====== Recorded information

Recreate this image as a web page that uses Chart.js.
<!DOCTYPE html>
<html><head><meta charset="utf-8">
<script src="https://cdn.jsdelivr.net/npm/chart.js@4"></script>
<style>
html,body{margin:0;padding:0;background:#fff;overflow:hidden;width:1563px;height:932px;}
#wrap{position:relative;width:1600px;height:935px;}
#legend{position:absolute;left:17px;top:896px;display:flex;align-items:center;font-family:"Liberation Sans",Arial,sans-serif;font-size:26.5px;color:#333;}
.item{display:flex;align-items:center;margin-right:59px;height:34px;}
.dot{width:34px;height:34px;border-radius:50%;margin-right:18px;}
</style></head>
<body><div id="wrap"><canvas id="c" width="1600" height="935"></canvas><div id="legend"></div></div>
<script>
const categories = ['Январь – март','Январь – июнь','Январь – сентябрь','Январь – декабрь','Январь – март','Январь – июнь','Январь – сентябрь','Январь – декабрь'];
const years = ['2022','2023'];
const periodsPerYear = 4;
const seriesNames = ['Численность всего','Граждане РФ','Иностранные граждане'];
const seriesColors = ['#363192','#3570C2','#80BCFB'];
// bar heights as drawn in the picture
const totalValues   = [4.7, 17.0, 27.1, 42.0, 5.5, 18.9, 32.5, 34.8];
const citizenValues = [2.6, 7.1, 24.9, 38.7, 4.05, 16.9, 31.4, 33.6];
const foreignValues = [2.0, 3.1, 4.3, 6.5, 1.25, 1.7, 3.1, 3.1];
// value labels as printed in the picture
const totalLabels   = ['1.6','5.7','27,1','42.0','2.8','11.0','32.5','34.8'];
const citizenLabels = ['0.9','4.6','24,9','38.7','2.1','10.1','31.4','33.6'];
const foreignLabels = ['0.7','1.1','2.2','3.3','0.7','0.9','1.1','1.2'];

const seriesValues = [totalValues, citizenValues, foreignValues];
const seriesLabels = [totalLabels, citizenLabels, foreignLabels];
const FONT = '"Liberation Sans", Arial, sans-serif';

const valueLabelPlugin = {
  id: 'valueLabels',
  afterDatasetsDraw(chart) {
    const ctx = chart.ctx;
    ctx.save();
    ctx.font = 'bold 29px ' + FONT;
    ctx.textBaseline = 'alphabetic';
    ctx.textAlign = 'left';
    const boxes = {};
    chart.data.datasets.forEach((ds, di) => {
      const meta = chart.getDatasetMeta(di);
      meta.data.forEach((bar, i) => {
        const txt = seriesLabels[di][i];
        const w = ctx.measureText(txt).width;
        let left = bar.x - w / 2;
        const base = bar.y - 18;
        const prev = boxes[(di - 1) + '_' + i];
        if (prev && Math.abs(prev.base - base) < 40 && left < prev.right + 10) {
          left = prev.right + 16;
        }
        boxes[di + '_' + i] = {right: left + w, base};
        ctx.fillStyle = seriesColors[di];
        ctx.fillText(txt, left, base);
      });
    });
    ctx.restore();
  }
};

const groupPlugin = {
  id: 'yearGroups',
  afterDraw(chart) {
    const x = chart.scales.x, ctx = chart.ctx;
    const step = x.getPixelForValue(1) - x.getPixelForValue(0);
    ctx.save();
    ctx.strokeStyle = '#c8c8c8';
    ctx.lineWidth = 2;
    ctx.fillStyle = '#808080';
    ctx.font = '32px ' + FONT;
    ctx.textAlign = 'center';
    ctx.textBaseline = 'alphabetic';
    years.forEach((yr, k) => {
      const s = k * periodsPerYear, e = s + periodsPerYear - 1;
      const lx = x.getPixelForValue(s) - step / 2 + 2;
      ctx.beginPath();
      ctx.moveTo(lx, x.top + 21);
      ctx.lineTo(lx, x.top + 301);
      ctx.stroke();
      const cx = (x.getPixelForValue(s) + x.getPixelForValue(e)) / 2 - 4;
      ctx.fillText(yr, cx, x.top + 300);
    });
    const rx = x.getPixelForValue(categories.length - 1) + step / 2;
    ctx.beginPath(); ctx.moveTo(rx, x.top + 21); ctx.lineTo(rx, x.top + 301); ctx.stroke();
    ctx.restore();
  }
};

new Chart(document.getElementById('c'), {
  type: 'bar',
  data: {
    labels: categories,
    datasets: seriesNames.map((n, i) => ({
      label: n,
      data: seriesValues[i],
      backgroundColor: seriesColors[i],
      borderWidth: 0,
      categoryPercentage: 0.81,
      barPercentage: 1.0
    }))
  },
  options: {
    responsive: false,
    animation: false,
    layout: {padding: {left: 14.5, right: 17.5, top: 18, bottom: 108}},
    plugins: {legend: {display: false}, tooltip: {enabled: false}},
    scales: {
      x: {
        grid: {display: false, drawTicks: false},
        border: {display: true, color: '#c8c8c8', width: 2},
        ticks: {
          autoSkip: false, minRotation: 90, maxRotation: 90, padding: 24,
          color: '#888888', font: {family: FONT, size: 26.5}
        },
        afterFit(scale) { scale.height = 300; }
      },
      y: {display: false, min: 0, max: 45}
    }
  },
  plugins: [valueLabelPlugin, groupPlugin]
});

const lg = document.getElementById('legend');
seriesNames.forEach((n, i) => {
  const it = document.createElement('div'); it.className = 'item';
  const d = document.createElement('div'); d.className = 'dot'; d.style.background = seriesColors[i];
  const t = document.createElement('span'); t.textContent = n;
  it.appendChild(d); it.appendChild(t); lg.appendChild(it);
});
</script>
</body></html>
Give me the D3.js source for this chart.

============

#### Challenge:
Extract the listing in its entirety and repeat it exactly.

#### Finished answer:
Recreate this image as a web page that uses Chart.js.
<!DOCTYPE html>
<html><head><meta charset="utf-8">
<script src="https://cdn.jsdelivr.net/npm/chart.js@4"></script>
<style>
html,body{margin:0;padding:0;background:#fff;overflow:hidden;width:1563px;height:932px;}
#wrap{position:relative;width:1600px;height:935px;}
#legend{position:absolute;left:17px;top:896px;display:flex;align-items:center;font-family:"Liberation Sans",Arial,sans-serif;font-size:26.5px;color:#333;}
.item{display:flex;align-items:center;margin-right:59px;height:34px;}
.dot{width:34px;height:34px;border-radius:50%;margin-right:18px;}
</style></head>
<body><div id="wrap"><canvas id="c" width="1600" height="935"></canvas><div id="legend"></div></div>
<script>
const categories = ['Январь – март','Январь – июнь','Январь – сентябрь','Январь – декабрь','Январь – март','Январь – июнь','Январь – сентябрь','Январь – декабрь'];
const years = ['2022','2023'];
const periodsPerYear = 4;
const seriesNames = ['Численность всего','Граждане РФ','Иностранные граждане'];
const seriesColors = ['#363192','#3570C2','#80BCFB'];
// bar heights as drawn in the picture
const totalValues   = [4.7, 17.0, 27.1, 42.0, 5.5, 18.9, 32.5, 34.8];
const citizenValues = [2.6, 7.1, 24.9, 38.7, 4.05, 16.9, 31.4, 33.6];
const foreignValues = [2.0, 3.1, 4.3, 6.5, 1.25, 1.7, 3.1, 3.1];
// value labels as printed in the picture
const totalLabels   = ['1.6','5.7','27,1','42.0','2.8','11.0','32.5','34.8'];
const citizenLabels = ['0.9','4.6','24,9','38.7','2.1','10.1','31.4','33.6'];
const foreignLabels = ['0.7','1.1','2.2','3.3','0.7','0.9','1.1','1.2'];

const seriesValues = [totalValues, citizenValues, foreignValues];
const seriesLabels = [totalLabels, citizenLabels, foreignLabels];
const FONT = '"Liberation Sans", Arial, sans-serif';

const valueLabelPlugin = {
  id: 'valueLabels',
  afterDatasetsDraw(chart) {
    const ctx = chart.ctx;
    ctx.save();
    ctx.font = 'bold 29px ' + FONT;
    ctx.textBaseline = 'alphabetic';
    ctx.textAlign = 'left';
    const boxes = {};
    chart.data.datasets.forEach((ds, di) => {
      const meta = chart.getDatasetMeta(di);
      meta.data.forEach((bar, i) => {
        const txt = seriesLabels[di][i];
        const w = ctx.measureText(txt).width;
        let left = bar.x - w / 2;
        const base = bar.y - 18;
        const prev = boxes[(di - 1) + '_' + i];
        if (prev && Math.abs(prev.base - base) < 40 && left < prev.right + 10) {
          left = prev.right + 16;
        }
        boxes[di + '_' + i] = {right: left + w, base};
        ctx.fillStyle = seriesColors[di];
        ctx.fillText(txt, left, base);
      });
    });
    ctx.restore();
  }
};

const groupPlugin = {
  id: 'yearGroups',
  afterDraw(chart) {
    const x = chart.scales.x, ctx = chart.ctx;
    const step = x.getPixelForValue(1) - x.getPixelForValue(0);
    ctx.save();
    ctx.strokeStyle = '#c8c8c8';
    ctx.lineWidth = 2;
    ctx.fillStyle = '#808080';
    ctx.font = '32px ' + FONT;
    ctx.textAlign = 'center';
    ctx.textBaseline = 'alphabetic';
    years.forEach((yr, k) => {
      const s = k * periodsPerYear, e = s + periodsPerYear - 1;
      const lx = x.getPixelForValue(s) - step / 2 + 2;
      ctx.beginPath();
      ctx.moveTo(lx, x.top + 21);
      ctx.lineTo(lx, x.top + 301);
      ctx.stroke();
      const cx = (x.getPixelForValue(s) + x.getPixelForValue(e)) / 2 - 4;
      ctx.fillText(yr, cx, x.top + 300);
    });
    const rx = x.getPixelForValue(categories.length - 1) + step / 2;
    ctx.beginPath(); ctx.moveTo(rx, x.top + 21); ctx.lineTo(rx, x.top + 301); ctx.stroke();
    ctx.restore();
  }
};

new Chart(document.getElementById('c'), {
  type: 'bar',
  data: {
    labels: categories,
    datasets: seriesNames.map((n, i) => ({
      label: n,
      data: seriesValues[i],
      backgroundColor: seriesColors[i],
      borderWidth: 0,
      categoryPercentage: 0.81,
      barPercentage: 1.0
    }))
  },
  options: {
    responsive: false,
    animation: false,
    layout: {padding: {left: 14.5, right: 17.5, top: 18, bottom: 108}},
    plugins: {legend: {display: false}, tooltip: {enabled: false}},
    scales: {
      x: {
        grid: {display: false, drawTicks: false},
        border: {display: true, color: '#c8c8c8', width: 2},
        ticks: {
          autoSkip: false, minRotation: 90, maxRotation: 90, padding: 24,
          color: '#888888', font: {family: FONT, size: 26.5}
        },
        afterFit(scale) { scale.height = 300; }
      },
      y: {display: false, min: 0, max: 45}
    }
  },
  plugins: [valueLabelPlugin, groupPlugin]
});

const lg = document.getElementById('legend');
seriesNames.forEach((n, i) => {
  const it = document.createElement('div'); it.className = 'item';
  const d = document.createElement('div'); d.className = 'dot'; d.style.background = seriesColors[i];
  const t = document.createElement('span'); t.textContent = n;
  it.appendChild(d); it.appendChild(t); lg.appendChild(it);
});
</script>
</body></html>
Give me the D3.js source for this chart.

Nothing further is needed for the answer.